In the context of linear regression, the recommendation is to initialize the weight vector (w) to zeros, but I’m struggling to understand the specific purpose behind this choice.

Initializing the weights to zeros doesn’t seem to offer a clear advantage in the initial round of computations. The resulting matrix, when the zero-initialized weight vector is multiplied by the input vector (x), consists of zeros, raising questions about its effectiveness. I’m having a little trouble formulating exactly the problem, but I feel that it blocks the calculation. After all, why actually reset all the input values to zero?

Could you please provide further clarification on why initializing the weights to zeros is beneficial in the context of linear regression?

For basic linear regression (ie. one neuron), there is no clear advantage or disadvantage to initializing the weights to zero. Therefore, a lot of times, we just initialize them to zero since it is one of the easiest things to do.

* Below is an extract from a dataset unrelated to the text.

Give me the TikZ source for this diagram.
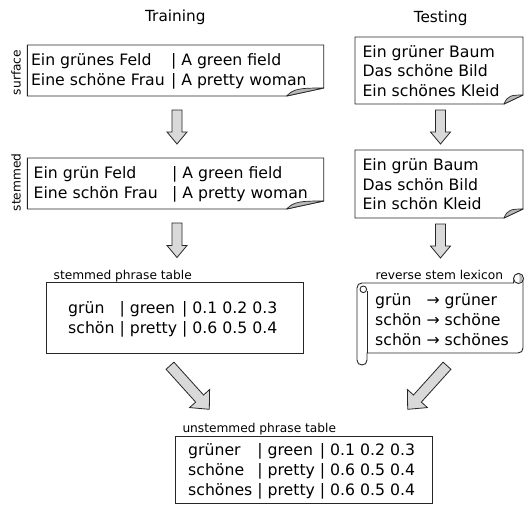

For more complicated models with more neurons, we usually use random initialization to break symmetry (otherwise, the gradients for the neurons could be the same for back prop). Note that this symmetry does not exist for basic linear regression, and so the random initialization is not necessary.

Some things to clarify:

You can technically initialize the weights to small random numbers too, and the results should more or less be similar to initializing them to 0.

Even though the first matrix multiplication between weights and X will be zero (if the weights are 0), the gradients from your loss will likely not be 0, and so gradient descent would still work.

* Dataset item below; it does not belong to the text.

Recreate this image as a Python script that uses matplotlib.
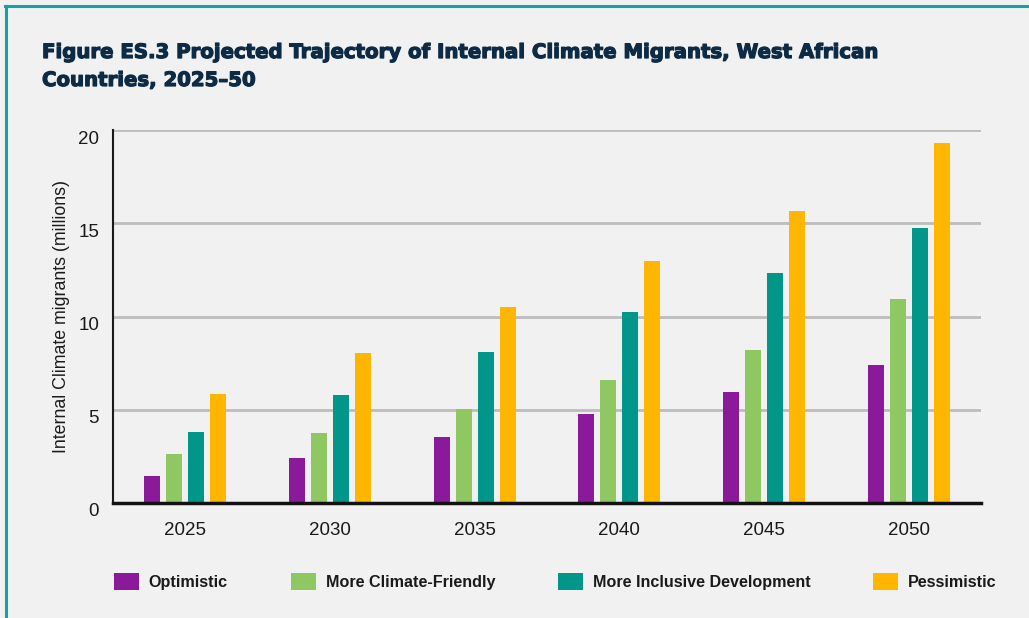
import numpy as np
import matplotlib
matplotlib.use("Agg")
import matplotlib.pyplot as plt
import matplotlib.transforms as mtransforms
import matplotlib.patheffects as pe
from matplotlib.lines import Line2D

years = ["2025", "2030", "2035", "2040", "2045", "2050"]
scenarios = ["Optimistic", "More Climate-Friendly", "More Inclusive Development", "Pessimistic"]
optimistic = [1.46, 2.43, 3.55, 4.78, 5.96, 7.4]
climate_friendly = [2.64, 3.77, 5.05, 6.6, 8.2, 10.95]
inclusive = [3.82, 5.8, 8.1, 10.25, 12.33, 14.75]
pessimistic = [5.85, 8.05, 10.5, 13.0, 15.65, 19.3]
colors = ["#8b1a9a", "#8fc862", "#00968a", "#ffb600"]
yticks = [0, 5, 10, 15, 20]

bg = "#f1f1f1"
W, H = 1029, 618

fig = plt.figure(figsize=(W / 100, H / 100), dpi=100)
fig.patch.set_facecolor(bg)

# teal frame lines (top and left)
fig.add_artist(Line2D([5 / W, 1], [1 - 6 / H, 1 - 6 / H], transform=fig.transFigure,
                      color="#14a3a3", linewidth=2.2))
fig.add_artist(Line2D([5.5 / W, 5.5 / W], [0, 1 - 6 / H], transform=fig.transFigure,
                      color="#14a3a3", linewidth=2.2))

title_color = "#0d2b45"
title_kw = dict(fontsize=14.2, fontweight="bold", color=title_color, family="DejaVu Sans", va="baseline",
                path_effects=[pe.withStroke(linewidth=0.9, foreground=title_color)])
fig.text(42 / W, 1 - 58 / H, "Figure ES.3 Projected Trajectory of Internal Climate Migrants, West African", **title_kw)
fig.text(42 / W, 1 - 86 / H, "Countries, 2025\u201350", **title_kw)

ax = fig.add_axes([113 / W, 1 - 503 / H, (981 - 113) / W, (503 - 130) / H])
ax.set_facecolor(bg)

x = np.arange(len(years))
series = [optimistic, climate_friendly, inclusive, pessimistic]
step = 0.152
for i, (vals, name, c) in enumerate(zip(series, scenarios, colors)):
    ax.bar(x + (i - 1.5) * step, vals, width=0.11, color=c, label=name, zorder=3)

ax.set_xlim(-0.5, len(years) - 0.5)
ax.set_ylim(0, 20)
ax.set_yticks(yticks)
ax.set_xticks(x)
ax.set_xticklabels(years)
ax.tick_params(axis="both", length=0, labelsize=13.5, colors="#1a1a1a")
ax.tick_params(axis="y", pad=10)
ax.tick_params(axis="x", pad=14)
shift = mtransforms.ScaledTranslation(0, -7 / 100, fig.dpi_scale_trans)
for lab in ax.get_yticklabels():
    lab.set_transform(lab.get_transform() + shift)
for lab in ax.get_xticklabels() + ax.get_yticklabels():
    lab.set_family("Liberation Sans")
ax.yaxis.grid(True, color="#bdbdbd", linewidth=2, zorder=0)
ax.set_axisbelow(True)
for s in ["top", "right"]:
    ax.spines[s].set_visible(False)
ax.spines["left"].set_linewidth(1.5)
ax.spines["left"].set_color("#1a1a1a")
ax.spines["bottom"].set_linewidth(2.5)
ax.spines["bottom"].set_color("#111111")
ax.spines["bottom"].set_zorder(4)
ax.set_ylabel("Internal Climate migrants (millions)", fontsize=12.8, family="Liberation Sans",
              color="#1a1a1a", labelpad=6)

handles, labels = ax.get_legend_handles_labels()
leg = fig.legend(handles, labels, loc="center left", bbox_to_anchor=(114 / W, 1 - 581.5 / H),
                 ncol=4, frameon=False, borderpad=0, borderaxespad=0,
                 handlelength=1.56, handleheight=1.3, handletextpad=0.6,
                 columnspacing=3.9, prop={"family": "Liberation Sans", "weight": "bold", "size": 11.6})
for t in leg.get_texts():
    t.set_color("#1a1a1a")

fig.savefig("out.png", dpi=100, facecolor=bg)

The input vectors (X) are usually not all zeros (although it may contain some zeros). These are the input features, and we would generally expect them to be something meaningful.

Note that if you already have good weights (for example, from a pretrained model), then it could very well be better to keep training (or fine-tuning) on existing weights rather than re-initializing the weights to 0 and starting from scratch. We just initialize to 0 if we don’t have better numbers to start with.

It looks like you already found this thread, but I’ll add the link for anyone else who finds the current thread. It gives the math that hackyon mentions to show that zero initialization does not prevent learning in the logistic regression case. Based on that example, you can do the analogous derivation for linear regression. The cost function is different, of course. But once we get to real Neural Networks, we’ll need symmetry breaking as hackyon mentioned and that is also shown.

The zero-weight initialization doesn’t hurt the learning process for linear or logistic regression. This is because the gradients are based on the product of ‘x’ and the error between f_wb and y.